Classic Allocation Models
The 60/40 Portfolio
60% equities / 40% bonds. The traditional balanced portfolio. Has delivered around 7-8% annual returns historically with moderate volatility. It struggled in 2022 when both stocks and bonds fell simultaneously, prompting debate about whether it remains optimal in low-rate environments.
Age-Based Rule of Thumb
A simple guideline: subtract your age from 100 (or 110 for more aggressive investors) to get your equity percentage. A 30-year-old would hold 70-80% equities; a 60-year-old would hold 40-50%. This automatically shifts more conservative as you age.
All-Weather Portfolio
Ray Dalio’s approach designed to perform across all economic conditions: 30% stocks, 40% long-term bonds, 15% medium-term bonds, 7.5% gold, 7.5% commodities.

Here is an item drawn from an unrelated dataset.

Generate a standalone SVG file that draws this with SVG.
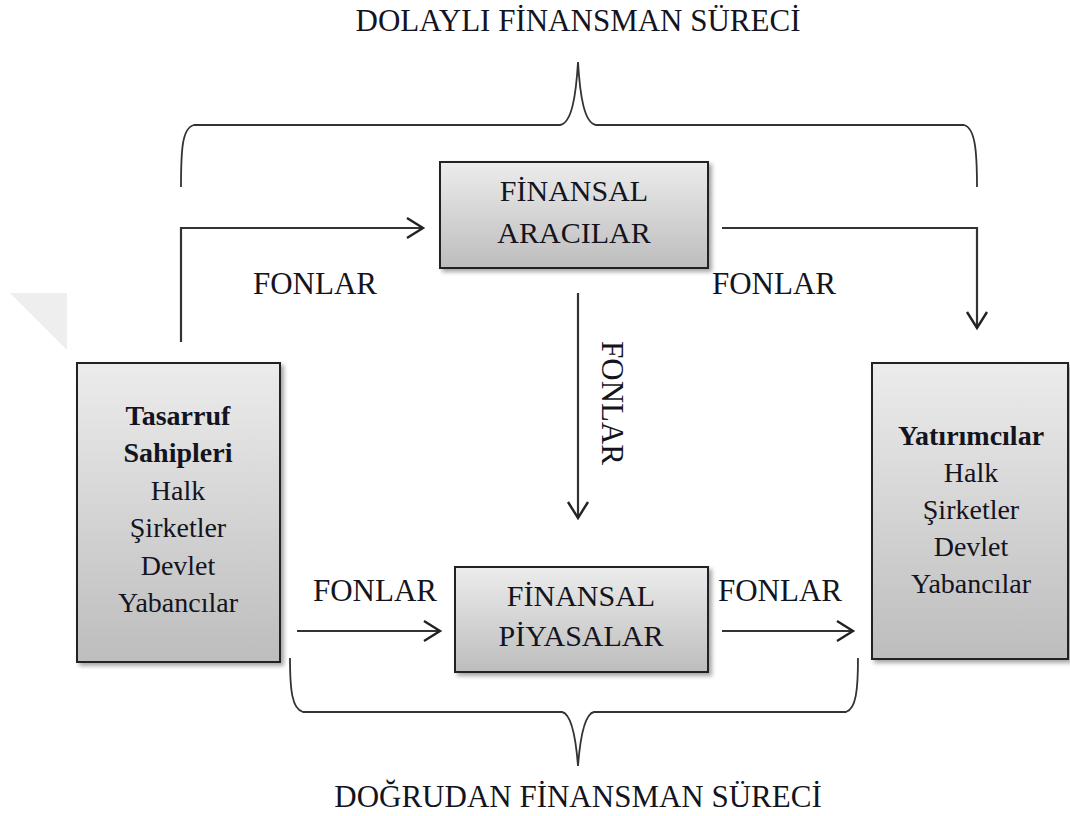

Very low volatility and consistent returns, though lower expected long-term growth than a high-equity approach.
100% Global Equity
For young investors with stable income, long time horizons, and genuine emotional resilience: a single globally diversified equity ETF. Maximum expected long-term returns with maximum short-term volatility. Simple, but requires discipline to hold through severe downturns.
Rebalancing: Maintaining Your Target Allocation
Over time, market movements shift your portfolio away from your target allocation. A 70/30 portfolio that experienced a strong equity bull market might drift to 85/15 — now riskier than intended.
Rebalancing means selling the overweighted asset and buying the underweighted one to return to your target. This imposes a natural “buy low, sell high” discipline on your portfolio. Rebalance once per year or when an asset class drifts more than 5-10% from its target.
Geographic and Sector Diversification Within Asset Classes
Within your equity allocation, diversify geographically: US, Europe, Japan, emerging markets. Home bias — overweighting your domestic market — is a common mistake that concentrates risk unnecessarily.
Within equities, avoid sector concentration. Being overweight technology or energy subjects you to sector-specific crashes that broad index funds automatically avoid.
The Bottom Line
Define your target allocation based on your time horizon, risk tolerance, and financial situation. Implement it with low-cost index ETFs. Rebalance annually. Do not tinker based on market conditions or news. This disciplined approach, maintained consistently over decades, is how ordinary people build extraordinary wealth.